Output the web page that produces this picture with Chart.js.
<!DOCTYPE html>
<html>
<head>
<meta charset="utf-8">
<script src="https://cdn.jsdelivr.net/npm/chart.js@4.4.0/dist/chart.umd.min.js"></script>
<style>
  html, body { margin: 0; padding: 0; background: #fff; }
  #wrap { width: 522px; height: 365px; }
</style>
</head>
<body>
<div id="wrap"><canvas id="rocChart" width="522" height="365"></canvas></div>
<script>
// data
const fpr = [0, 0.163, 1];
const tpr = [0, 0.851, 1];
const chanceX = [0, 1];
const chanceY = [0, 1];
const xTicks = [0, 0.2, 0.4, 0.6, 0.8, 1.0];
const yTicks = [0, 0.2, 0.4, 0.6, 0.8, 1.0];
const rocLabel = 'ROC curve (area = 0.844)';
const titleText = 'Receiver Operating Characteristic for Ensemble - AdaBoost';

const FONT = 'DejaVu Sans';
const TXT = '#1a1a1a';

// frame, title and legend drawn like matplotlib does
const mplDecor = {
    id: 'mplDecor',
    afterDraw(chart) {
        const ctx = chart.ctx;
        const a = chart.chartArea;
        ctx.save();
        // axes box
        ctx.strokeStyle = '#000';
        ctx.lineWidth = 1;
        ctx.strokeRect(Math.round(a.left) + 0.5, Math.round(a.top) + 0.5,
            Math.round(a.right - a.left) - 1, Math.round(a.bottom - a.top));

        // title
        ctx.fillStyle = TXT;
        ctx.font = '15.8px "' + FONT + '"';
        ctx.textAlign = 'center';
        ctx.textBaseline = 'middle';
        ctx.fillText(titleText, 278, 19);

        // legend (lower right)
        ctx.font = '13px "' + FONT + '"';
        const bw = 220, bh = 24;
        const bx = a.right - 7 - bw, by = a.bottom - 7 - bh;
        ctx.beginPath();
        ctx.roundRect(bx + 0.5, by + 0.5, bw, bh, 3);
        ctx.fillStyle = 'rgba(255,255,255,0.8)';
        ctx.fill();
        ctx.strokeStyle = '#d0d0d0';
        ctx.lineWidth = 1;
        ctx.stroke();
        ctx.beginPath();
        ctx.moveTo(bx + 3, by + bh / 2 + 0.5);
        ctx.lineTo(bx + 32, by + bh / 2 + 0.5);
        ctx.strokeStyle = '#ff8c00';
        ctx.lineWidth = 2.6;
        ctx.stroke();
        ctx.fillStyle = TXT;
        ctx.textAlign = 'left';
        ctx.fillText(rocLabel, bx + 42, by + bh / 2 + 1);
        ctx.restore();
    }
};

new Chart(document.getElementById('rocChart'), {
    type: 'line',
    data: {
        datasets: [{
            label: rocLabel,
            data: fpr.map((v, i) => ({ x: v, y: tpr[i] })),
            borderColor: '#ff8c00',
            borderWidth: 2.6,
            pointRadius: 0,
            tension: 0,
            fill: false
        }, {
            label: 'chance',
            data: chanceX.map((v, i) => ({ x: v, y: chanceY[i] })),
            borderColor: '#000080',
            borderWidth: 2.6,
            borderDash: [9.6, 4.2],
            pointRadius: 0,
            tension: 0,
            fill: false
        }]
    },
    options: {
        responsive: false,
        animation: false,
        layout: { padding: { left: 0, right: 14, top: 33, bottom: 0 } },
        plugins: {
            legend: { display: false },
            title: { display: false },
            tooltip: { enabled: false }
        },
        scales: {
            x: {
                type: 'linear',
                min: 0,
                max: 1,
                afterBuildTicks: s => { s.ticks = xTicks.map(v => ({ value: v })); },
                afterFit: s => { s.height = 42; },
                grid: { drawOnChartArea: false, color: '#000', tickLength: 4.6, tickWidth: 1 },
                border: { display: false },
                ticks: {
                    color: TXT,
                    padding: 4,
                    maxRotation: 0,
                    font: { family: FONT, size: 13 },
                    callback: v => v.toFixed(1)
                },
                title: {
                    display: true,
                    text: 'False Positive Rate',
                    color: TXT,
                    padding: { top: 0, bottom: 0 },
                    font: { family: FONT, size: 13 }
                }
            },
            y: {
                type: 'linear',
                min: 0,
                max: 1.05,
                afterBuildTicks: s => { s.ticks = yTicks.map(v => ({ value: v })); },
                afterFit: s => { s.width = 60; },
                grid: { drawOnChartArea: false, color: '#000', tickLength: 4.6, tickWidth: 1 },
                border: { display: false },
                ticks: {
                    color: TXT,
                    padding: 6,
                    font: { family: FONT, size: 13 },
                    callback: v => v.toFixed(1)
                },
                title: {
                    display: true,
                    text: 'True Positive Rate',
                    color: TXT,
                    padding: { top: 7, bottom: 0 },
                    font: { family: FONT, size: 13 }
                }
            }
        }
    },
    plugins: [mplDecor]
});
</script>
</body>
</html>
★ ★ ★
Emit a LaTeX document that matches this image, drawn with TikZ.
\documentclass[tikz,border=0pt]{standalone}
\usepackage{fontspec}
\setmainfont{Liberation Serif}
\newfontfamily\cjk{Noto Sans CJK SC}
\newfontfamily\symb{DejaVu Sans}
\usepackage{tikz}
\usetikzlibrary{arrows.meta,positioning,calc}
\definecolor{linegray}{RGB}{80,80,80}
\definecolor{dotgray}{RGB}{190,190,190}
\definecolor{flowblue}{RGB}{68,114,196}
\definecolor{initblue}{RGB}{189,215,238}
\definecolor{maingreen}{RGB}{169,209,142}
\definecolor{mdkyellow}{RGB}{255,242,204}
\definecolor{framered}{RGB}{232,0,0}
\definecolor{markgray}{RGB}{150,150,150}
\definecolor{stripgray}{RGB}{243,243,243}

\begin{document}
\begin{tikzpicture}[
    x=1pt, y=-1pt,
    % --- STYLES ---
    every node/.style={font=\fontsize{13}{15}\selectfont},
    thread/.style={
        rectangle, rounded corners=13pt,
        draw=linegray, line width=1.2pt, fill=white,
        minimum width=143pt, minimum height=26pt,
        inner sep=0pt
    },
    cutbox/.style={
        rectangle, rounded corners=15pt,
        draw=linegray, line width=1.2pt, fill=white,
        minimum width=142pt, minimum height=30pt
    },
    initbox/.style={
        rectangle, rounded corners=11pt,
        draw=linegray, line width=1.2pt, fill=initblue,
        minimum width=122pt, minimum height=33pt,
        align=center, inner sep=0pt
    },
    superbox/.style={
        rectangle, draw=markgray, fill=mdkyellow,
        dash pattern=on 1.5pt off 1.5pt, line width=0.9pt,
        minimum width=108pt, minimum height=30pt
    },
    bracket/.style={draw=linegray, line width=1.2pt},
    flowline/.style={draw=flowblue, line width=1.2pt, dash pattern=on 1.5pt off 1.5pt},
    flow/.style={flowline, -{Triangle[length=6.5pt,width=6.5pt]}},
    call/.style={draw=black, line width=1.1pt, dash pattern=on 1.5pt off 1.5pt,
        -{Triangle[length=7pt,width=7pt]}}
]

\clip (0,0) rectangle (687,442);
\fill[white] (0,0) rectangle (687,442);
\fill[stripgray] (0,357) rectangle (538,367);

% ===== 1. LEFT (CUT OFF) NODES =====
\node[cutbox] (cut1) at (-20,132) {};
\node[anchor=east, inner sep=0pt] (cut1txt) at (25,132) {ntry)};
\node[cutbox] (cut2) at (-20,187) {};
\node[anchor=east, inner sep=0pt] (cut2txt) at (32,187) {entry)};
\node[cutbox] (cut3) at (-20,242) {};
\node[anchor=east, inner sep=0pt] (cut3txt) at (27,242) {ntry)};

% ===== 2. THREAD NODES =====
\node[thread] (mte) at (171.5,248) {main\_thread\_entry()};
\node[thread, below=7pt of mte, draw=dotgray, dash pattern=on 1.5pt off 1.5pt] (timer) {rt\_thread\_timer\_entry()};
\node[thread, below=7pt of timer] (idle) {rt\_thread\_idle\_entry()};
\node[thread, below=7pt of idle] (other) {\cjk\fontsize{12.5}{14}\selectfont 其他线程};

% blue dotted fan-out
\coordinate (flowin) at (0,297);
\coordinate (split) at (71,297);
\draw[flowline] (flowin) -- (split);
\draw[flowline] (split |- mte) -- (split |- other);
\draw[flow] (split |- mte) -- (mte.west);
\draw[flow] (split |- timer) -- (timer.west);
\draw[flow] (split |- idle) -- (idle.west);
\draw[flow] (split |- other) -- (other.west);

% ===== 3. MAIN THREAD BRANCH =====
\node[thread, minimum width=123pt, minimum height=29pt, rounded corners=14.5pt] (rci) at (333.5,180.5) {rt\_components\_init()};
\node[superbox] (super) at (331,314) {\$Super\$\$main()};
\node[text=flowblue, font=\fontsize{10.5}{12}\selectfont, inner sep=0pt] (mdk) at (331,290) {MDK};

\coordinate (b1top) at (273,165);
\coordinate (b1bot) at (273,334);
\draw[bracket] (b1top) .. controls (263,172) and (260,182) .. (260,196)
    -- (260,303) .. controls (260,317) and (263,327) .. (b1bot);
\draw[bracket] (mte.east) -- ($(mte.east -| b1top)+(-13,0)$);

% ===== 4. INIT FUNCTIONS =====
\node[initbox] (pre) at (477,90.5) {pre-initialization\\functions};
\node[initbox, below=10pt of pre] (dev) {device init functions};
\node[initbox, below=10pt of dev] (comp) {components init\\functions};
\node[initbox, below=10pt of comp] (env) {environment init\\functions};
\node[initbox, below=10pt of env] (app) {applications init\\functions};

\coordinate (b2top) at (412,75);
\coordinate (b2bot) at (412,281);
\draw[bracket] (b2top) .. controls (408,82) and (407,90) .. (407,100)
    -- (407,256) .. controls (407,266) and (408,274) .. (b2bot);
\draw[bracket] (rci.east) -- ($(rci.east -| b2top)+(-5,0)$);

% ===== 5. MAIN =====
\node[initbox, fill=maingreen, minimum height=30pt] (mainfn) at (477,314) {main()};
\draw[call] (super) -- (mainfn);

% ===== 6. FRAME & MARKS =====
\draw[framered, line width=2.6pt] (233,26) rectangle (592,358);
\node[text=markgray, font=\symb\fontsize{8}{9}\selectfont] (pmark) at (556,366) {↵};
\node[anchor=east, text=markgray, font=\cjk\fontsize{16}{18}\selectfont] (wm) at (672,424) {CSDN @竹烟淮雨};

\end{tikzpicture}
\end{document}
★ ★ ★
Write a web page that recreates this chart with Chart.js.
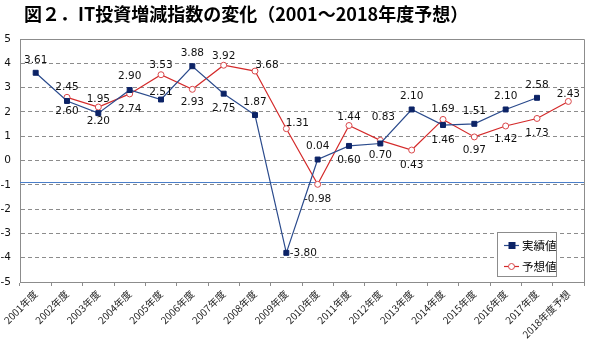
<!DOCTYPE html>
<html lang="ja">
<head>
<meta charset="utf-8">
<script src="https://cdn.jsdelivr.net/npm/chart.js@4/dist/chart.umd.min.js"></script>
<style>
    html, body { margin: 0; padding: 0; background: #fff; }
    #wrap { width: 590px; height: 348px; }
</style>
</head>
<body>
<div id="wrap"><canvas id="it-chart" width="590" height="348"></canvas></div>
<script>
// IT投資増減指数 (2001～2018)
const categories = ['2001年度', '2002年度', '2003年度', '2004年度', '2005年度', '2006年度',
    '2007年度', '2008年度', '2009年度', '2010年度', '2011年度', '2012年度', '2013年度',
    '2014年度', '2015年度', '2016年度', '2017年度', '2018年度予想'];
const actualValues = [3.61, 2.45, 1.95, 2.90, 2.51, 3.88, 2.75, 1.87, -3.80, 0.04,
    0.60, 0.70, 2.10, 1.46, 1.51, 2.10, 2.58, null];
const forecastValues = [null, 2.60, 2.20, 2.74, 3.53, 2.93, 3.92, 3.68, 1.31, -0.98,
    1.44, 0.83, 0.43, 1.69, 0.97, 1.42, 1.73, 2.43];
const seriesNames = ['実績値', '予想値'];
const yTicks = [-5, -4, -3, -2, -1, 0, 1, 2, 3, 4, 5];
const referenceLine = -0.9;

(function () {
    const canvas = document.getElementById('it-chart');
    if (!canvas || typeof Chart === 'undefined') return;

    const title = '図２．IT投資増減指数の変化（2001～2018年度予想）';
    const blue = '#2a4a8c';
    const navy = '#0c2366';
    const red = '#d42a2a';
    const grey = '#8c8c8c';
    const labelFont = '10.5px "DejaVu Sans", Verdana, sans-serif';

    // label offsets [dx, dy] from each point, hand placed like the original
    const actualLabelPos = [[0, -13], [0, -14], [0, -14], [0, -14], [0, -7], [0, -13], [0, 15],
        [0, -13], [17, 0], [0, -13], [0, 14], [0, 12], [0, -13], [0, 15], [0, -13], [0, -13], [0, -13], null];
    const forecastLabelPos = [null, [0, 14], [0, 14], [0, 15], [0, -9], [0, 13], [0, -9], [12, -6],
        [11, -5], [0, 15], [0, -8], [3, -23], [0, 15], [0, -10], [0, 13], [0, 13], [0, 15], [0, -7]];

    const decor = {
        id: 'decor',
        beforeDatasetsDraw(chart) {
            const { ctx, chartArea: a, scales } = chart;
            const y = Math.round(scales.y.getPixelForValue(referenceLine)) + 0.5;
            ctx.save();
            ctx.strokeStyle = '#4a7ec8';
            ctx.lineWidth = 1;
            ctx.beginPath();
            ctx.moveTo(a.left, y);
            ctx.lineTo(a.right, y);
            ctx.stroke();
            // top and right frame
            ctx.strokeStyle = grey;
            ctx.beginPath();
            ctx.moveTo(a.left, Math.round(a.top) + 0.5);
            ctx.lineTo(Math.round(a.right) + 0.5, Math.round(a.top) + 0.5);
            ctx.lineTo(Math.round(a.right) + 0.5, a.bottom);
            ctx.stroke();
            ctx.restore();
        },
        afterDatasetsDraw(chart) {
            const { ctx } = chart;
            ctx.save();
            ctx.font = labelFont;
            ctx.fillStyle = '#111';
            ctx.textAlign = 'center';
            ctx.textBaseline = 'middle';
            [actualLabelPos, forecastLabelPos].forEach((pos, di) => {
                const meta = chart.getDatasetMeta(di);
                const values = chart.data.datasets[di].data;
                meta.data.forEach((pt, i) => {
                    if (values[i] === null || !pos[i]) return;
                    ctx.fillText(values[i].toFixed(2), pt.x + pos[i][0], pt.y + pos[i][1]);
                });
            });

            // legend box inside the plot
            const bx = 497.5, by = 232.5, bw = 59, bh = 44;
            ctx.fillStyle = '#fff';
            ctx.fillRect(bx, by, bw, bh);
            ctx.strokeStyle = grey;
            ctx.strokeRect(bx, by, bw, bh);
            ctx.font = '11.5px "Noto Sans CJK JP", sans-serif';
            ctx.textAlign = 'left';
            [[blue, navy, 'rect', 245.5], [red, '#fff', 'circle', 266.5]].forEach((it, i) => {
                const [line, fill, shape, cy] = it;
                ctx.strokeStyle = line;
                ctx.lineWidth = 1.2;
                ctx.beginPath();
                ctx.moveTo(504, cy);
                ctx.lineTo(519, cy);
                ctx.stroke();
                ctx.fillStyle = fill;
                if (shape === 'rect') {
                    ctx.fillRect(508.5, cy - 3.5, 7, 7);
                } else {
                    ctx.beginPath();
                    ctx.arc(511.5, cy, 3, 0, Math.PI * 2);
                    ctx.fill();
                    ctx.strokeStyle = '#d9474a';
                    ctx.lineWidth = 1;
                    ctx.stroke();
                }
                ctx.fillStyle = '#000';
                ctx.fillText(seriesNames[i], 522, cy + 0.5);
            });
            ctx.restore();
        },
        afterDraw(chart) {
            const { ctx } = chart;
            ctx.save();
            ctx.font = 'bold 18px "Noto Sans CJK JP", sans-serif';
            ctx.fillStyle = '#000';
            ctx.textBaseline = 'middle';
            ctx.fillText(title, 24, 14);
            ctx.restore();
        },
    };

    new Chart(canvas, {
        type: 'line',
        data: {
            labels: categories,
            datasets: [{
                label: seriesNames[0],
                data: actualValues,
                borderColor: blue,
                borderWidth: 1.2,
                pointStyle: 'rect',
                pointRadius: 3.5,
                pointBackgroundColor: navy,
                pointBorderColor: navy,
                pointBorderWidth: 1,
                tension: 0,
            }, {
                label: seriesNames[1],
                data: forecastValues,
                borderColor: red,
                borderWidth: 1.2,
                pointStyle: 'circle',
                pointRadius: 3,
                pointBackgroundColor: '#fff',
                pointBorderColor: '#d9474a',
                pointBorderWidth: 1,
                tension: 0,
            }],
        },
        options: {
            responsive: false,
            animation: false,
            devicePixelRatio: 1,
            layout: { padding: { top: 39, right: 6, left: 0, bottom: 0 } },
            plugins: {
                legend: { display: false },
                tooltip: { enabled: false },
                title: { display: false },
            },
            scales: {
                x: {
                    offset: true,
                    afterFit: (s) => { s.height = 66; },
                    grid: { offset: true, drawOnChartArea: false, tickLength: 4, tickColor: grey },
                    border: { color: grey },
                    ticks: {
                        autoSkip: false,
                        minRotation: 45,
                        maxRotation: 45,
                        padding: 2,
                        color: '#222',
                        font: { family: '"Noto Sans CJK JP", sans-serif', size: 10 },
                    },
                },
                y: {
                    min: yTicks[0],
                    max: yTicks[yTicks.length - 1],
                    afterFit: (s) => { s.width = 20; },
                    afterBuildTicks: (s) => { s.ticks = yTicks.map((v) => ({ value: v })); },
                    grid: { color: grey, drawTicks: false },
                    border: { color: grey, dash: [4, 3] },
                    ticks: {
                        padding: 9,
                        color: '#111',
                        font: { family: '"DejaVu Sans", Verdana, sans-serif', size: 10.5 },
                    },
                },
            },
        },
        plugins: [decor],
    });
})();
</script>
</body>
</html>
★ ★ ★
Short exercise: Look through the records and gather every line containing "with".

Exercise response:
Output the web page that produces this picture with Chart.js.
Emit a LaTeX document that matches this image, drawn with TikZ.
Write a web page that recreates this chart with Chart.js.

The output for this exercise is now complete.